→ **Extracted material**
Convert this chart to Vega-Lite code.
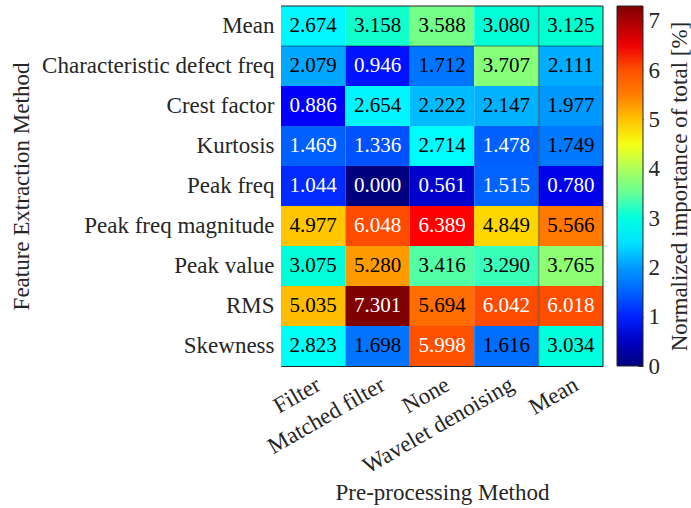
{
  "$schema": "https://vega.github.io/schema/vega-lite/v6.json",
  "width": 322,
  "height": 360,
  "autosize": {"type": "none"},
  "padding": {"left": 281, "top": 6, "right": 88, "bottom": 142},
  "background": "white",
  "config": {
    "font": "Liberation Serif",
    "view": {"stroke": null},
    "axis": {
      "labelFont": "Liberation Serif",
      "titleFont": "Liberation Serif",
      "labelColor": "#262626",
      "titleColor": "#262626",
      "domainColor": "#262626",
      "tickColor": "#262626",
      "labelFontSize": 23,
      "titleFontSize": 23,
      "titleFontWeight": "normal",
      "labelLimit": 0,
      "zindex": 1
    },
    "legend": {
      "labelFont": "Liberation Serif",
      "titleFont": "Liberation Serif"
    }
  },
  "data": {
    "values": [
      {"feature": "Mean", "method": "Filter", "v": 2.674},
      {"feature": "Mean", "method": "Matched filter", "v": 3.158},
      {"feature": "Mean", "method": "None", "v": 3.588},
      {"feature": "Mean", "method": "Wavelet denoising", "v": 3.080},
      {"feature": "Mean", "method": "Mean", "v": 3.125},
      {"feature": "Characteristic defect freq", "method": "Filter", "v": 2.079},
      {"feature": "Characteristic defect freq", "method": "Matched filter", "v": 0.946},
      {"feature": "Characteristic defect freq", "method": "None", "v": 1.712},
      {"feature": "Characteristic defect freq", "method": "Wavelet denoising", "v": 3.707},
      {"feature": "Characteristic defect freq", "method": "Mean", "v": 2.111},
      {"feature": "Crest factor", "method": "Filter", "v": 0.886},
      {"feature": "Crest factor", "method": "Matched filter", "v": 2.654},
      {"feature": "Crest factor", "method": "None", "v": 2.222},
      {"feature": "Crest factor", "method": "Wavelet denoising", "v": 2.147},
      {"feature": "Crest factor", "method": "Mean", "v": 1.977},
      {"feature": "Kurtosis", "method": "Filter", "v": 1.469},
      {"feature": "Kurtosis", "method": "Matched filter", "v": 1.336},
      {"feature": "Kurtosis", "method": "None", "v": 2.714},
      {"feature": "Kurtosis", "method": "Wavelet denoising", "v": 1.478},
      {"feature": "Kurtosis", "method": "Mean", "v": 1.749},
      {"feature": "Peak freq", "method": "Filter", "v": 1.044},
      {"feature": "Peak freq", "method": "Matched filter", "v": 0.000},
      {"feature": "Peak freq", "method": "None", "v": 0.561},
      {"feature": "Peak freq", "method": "Wavelet denoising", "v": 1.515},
      {"feature": "Peak freq", "method": "Mean", "v": 0.780},
      {"feature": "Peak freq magnitude", "method": "Filter", "v": 4.977},
      {"feature": "Peak freq magnitude", "method": "Matched filter", "v": 6.048},
      {"feature": "Peak freq magnitude", "method": "None", "v": 6.389},
      {"feature": "Peak freq magnitude", "method": "Wavelet denoising", "v": 4.849},
      {"feature": "Peak freq magnitude", "method": "Mean", "v": 5.566},
      {"feature": "Peak value", "method": "Filter", "v": 3.075},
      {"feature": "Peak value", "method": "Matched filter", "v": 5.280},
      {"feature": "Peak value", "method": "None", "v": 3.416},
      {"feature": "Peak value", "method": "Wavelet denoising", "v": 3.290},
      {"feature": "Peak value", "method": "Mean", "v": 3.765},
      {"feature": "RMS", "method": "Filter", "v": 5.035},
      {"feature": "RMS", "method": "Matched filter", "v": 7.301},
      {"feature": "RMS", "method": "None", "v": 5.694},
      {"feature": "RMS", "method": "Wavelet denoising", "v": 6.042},
      {"feature": "RMS", "method": "Mean", "v": 6.018},
      {"feature": "Skewness", "method": "Filter", "v": 2.823},
      {"feature": "Skewness", "method": "Matched filter", "v": 1.698},
      {"feature": "Skewness", "method": "None", "v": 5.998},
      {"feature": "Skewness", "method": "Wavelet denoising", "v": 1.616},
      {"feature": "Skewness", "method": "Mean", "v": 3.034}
    ]
  },
  "resolve": {"scale": {"y": "independent"}, "axis": {"y": "independent"}},
  "layer": [
    {
      "layer": [
        {
          "mark": {"type": "rect"},
          "encoding": {
            "x": {
              "field": "method", "type": "nominal",
              "sort": ["Filter", "Matched filter", "None", "Wavelet denoising", "Mean"],
              "scale": {"domain": ["Filter", "Matched filter", "None", "Wavelet denoising", "Mean"], "paddingInner": 0, "paddingOuter": 0},
              "axis": {"title": "Pre-processing Method", "labelAngle": -30, "labelAlign": "right", "labelBaseline": "top", "tickSize": -5, "labelPadding": 12, "titlePadding": 4}
            },
            "y": {
              "field": "feature", "type": "nominal",
              "sort": ["Mean", "Characteristic defect freq", "Crest factor", "Kurtosis", "Peak freq", "Peak freq magnitude", "Peak value", "RMS", "Skewness"],
              "scale": {"domain": ["Mean", "Characteristic defect freq", "Crest factor", "Kurtosis", "Peak freq", "Peak freq magnitude", "Peak value", "RMS", "Skewness"], "paddingInner": 0, "paddingOuter": 0},
              "axis": {"title": "Feature Extraction Method", "tickSize": -5, "labelPadding": 12, "titlePadding": 48}
            },
            "color": {
              "field": "v", "type": "quantitative",
              "scale": {
                "domain": [0, 0.9126, 1.8253, 2.7379, 3.6505, 4.5631, 5.4758, 6.3884, 7.301],
                "range": ["#00007F", "#0000FF", "#007FFF", "#00FFFF", "#7FFF7F", "#FFFF00", "#FF7F00", "#FF0000", "#7F0000"]
              },
              "legend": {
                "title": null,
                "labelExpr": "''",
                "labelOpacity": 0,
                "orient": "none",
                "legendX": 336,
                "legendY": 0,
                "gradientLength": 360,
                "gradientThickness": 26,
                "gradientStrokeColor": "#262626",
                "gradientStrokeWidth": 1,
                "padding": 0
              }
            }
          }
        },
        {
          "mark": {"type": "text", "fontSize": 21, "font": "Liberation Serif"},
          "encoding": {
            "x": {"field": "method", "type": "nominal", "sort": ["Filter", "Matched filter", "None", "Wavelet denoising", "Mean"]},
            "y": {"field": "feature", "type": "nominal", "sort": ["Mean", "Characteristic defect freq", "Crest factor", "Kurtosis", "Peak freq", "Peak freq magnitude", "Peak value", "RMS", "Skewness"]},
            "text": {"field": "v", "type": "quantitative", "format": ".3f"},
            "color": {
              "condition": {"test": "datum.v < 1.55 || datum.v > 5.9", "value": "white"},
              "value": "black"
            }
          }
        },
        {
          "data": {"values": [{"method": "Mean"}]},
          "mark": {"type": "rule", "color": "#000000", "opacity": 0.3, "strokeWidth": 1.5},
          "encoding": {
            "x": {"field": "method", "type": "nominal", "bandPosition": 0}
          }
        },
        {
          "data": {"values": [{"feature": "Characteristic defect freq"}]},
          "mark": {"type": "rule", "color": "#000000", "opacity": 0.3, "strokeWidth": 1.5},
          "encoding": {
            "y": {"field": "feature", "type": "nominal", "bandPosition": 0}
          }
        },
        {
          "data": {"values": [{"method": "Mean"}]},
          "mark": {"type": "rule", "color": "#262626", "strokeWidth": 1},
          "encoding": {
            "x": {"field": "method", "type": "nominal", "bandPosition": 1}
          }
        },
        {
          "data": {"values": [{"feature": "Mean"}]},
          "mark": {"type": "rule", "color": "#262626", "strokeWidth": 1},
          "encoding": {
            "y": {"field": "feature", "type": "nominal", "bandPosition": 0}
          }
        }
      ]
    },
    {
      "mark": {"type": "tick", "opacity": 0},
      "encoding": {
        "y": {
          "field": "v", "type": "quantitative",
          "scale": {"domain": [0, 7.301], "nice": false, "zero": true},
          "axis": {
            "orient": "right",
            "offset": 40,
            "title": "Normalized importance of total [%]",
            "titleAngle": 270,
            "titlePadding": 32,
            "values": [0, 1, 2, 3, 4, 5, 6, 7],
            "labelFontSize": 23,
            "labelPadding": 10,
            "labelFlush": false,
            "labelAlign": "left",
            "labelBaseline": "middle",
            "domain": false,
            "tickSize": -5,
            "grid": false
          }
        }
      }
    }
  ]
}
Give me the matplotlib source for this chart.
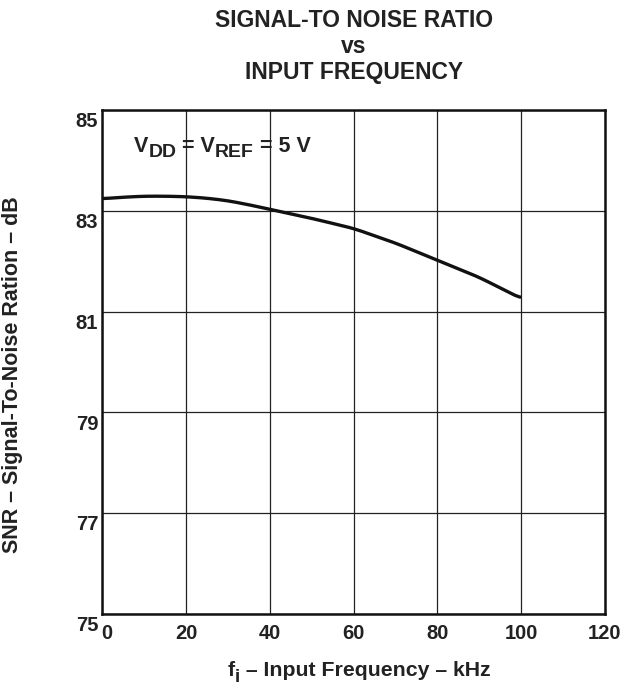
import numpy as np
import matplotlib
matplotlib.use('Agg')
import matplotlib.pyplot as plt
from matplotlib.transforms import ScaledTranslation, offset_copy

# values
freq_khz = [0, 5, 10, 15, 20, 25, 30, 35, 40, 50, 60, 70, 80, 90, 100]
snr_db = [83.24, 83.27, 83.29, 83.29, 83.28, 83.25, 83.20, 83.12, 83.03,
          82.85, 82.65, 82.36, 82.02, 81.68, 81.26]
x_ticks = [0, 20, 40, 60, 80, 100, 120]
y_ticks = [75, 77, 79, 81, 83, 85]

INK = '#222222'
plt.rcParams['font.family'] = ['Liberation Sans', 'DejaVu Sans']
plt.rcParams['font.weight'] = 'bold'
plt.rcParams['axes.labelweight'] = 'bold'

fig = plt.figure(figsize=(6.32, 6.85), dpi=100)
ax = fig.add_axes([0.162, 0.1036, 0.795, 0.7358])
renderer = fig.canvas.get_renderer()


def px(x, y):
    '''figure transform shifted to pixel (x, y) measured from the top left'''
    return fig.transFigure + ScaledTranslation(x / 100, (685 - y) / 100, fig.dpi_scale_trans)


def text_run(parts, transform, **kw):
    '''draw text pieces one after another: parts = [(text, size, dy_points)]'''
    tr = transform
    for txt, size, dy in parts:
        t = fig.text(0, 0, txt, fontsize=size,
                     transform=offset_copy(tr, fig, 0, dy, units='points'), **kw)
        w = t.get_window_extent(renderer).width
        tr = offset_copy(tr, fig, w * 72 / fig.dpi, 0, units='points')


# smooth the curve a little between the read points
xs = np.linspace(0, 100, 201)
ys = np.interp(xs, freq_khz, snr_db)
k = np.ones(9) / 9
ys_s = np.convolve(np.pad(ys, 4, mode='edge'), k, mode='valid')
ax.plot(xs, ys_s, color='#111111', lw=2.4, solid_capstyle='butt')

ax.set_xlim(0, 120)
ax.set_ylim(75, 85)
ax.set_xticks(x_ticks)
ax.set_yticks(y_ticks)
ax.grid(True, color=INK, lw=0.9)
ax.set_axisbelow(True)
for s in ax.spines.values():
    s.set_linewidth(1.8)
    s.set_color('#111111')
ax.tick_params(length=0, labelsize=14.5, colors=INK)
ax.tick_params(axis='x', pad=7)
ax.tick_params(axis='y', pad=3)

# datasheet style label offsets
for lab in ax.get_yticklabels():
    lab.set_transform(lab.get_transform() + ScaledTranslation(0, -7 / 72, fig.dpi_scale_trans))
xl0 = ax.get_xticklabels()[0]
xl0.set_transform(xl0.get_transform() + ScaledTranslation(3 / 72, 0, fig.dpi_scale_trans))

fig.text(13 / 632, 1 - 375 / 685, 'SNR – Signal-To-Noise Ration – dB', rotation=90,
         ha='center', va='center', fontsize=15.5, color=INK)

# x axis label with a near full size subscript
text_run([('f', 15.3, 0), ('i', 13.5, -4), (' – Input Frequency – kHz', 15.3, 0)],
         px(228, 676), color=INK, va='baseline')

text_run([('V', 15.5, 0), ('DD', 14, -3.8), (' = V', 15.5, 0), ('REF', 14, -3.8),
          (' = 5 V', 15.5, 0)],
         px(134, 152), color=INK, va='baseline')

fig.text(0.56, 0.97, 'SIGNAL-TO NOISE RATIO', ha='center', va='center',
         fontsize=16.5, color=INK)
fig.text(0.56, 0.932, 'vs', ha='center', va='center', fontsize=16.5, color=INK)
fig.text(0.56, 0.894, 'INPUT FREQUENCY', ha='center', va='center',
         fontsize=16.5, color=INK)

fig.savefig('out.png', dpi=100)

→ **Written problem**
Keep to the lines between the line with "Give me the matplotlib source for this chart." and the line with "from matplotlib.transforms import", inclusive, and transcribe them without pictures.

→ **The response**
Give me the matplotlib source for this chart.
import numpy as np
import matplotlib
matplotlib.use('Agg')
import matplotlib.pyplot as plt
from matplotlib.transforms import ScaledTranslation, offset_copy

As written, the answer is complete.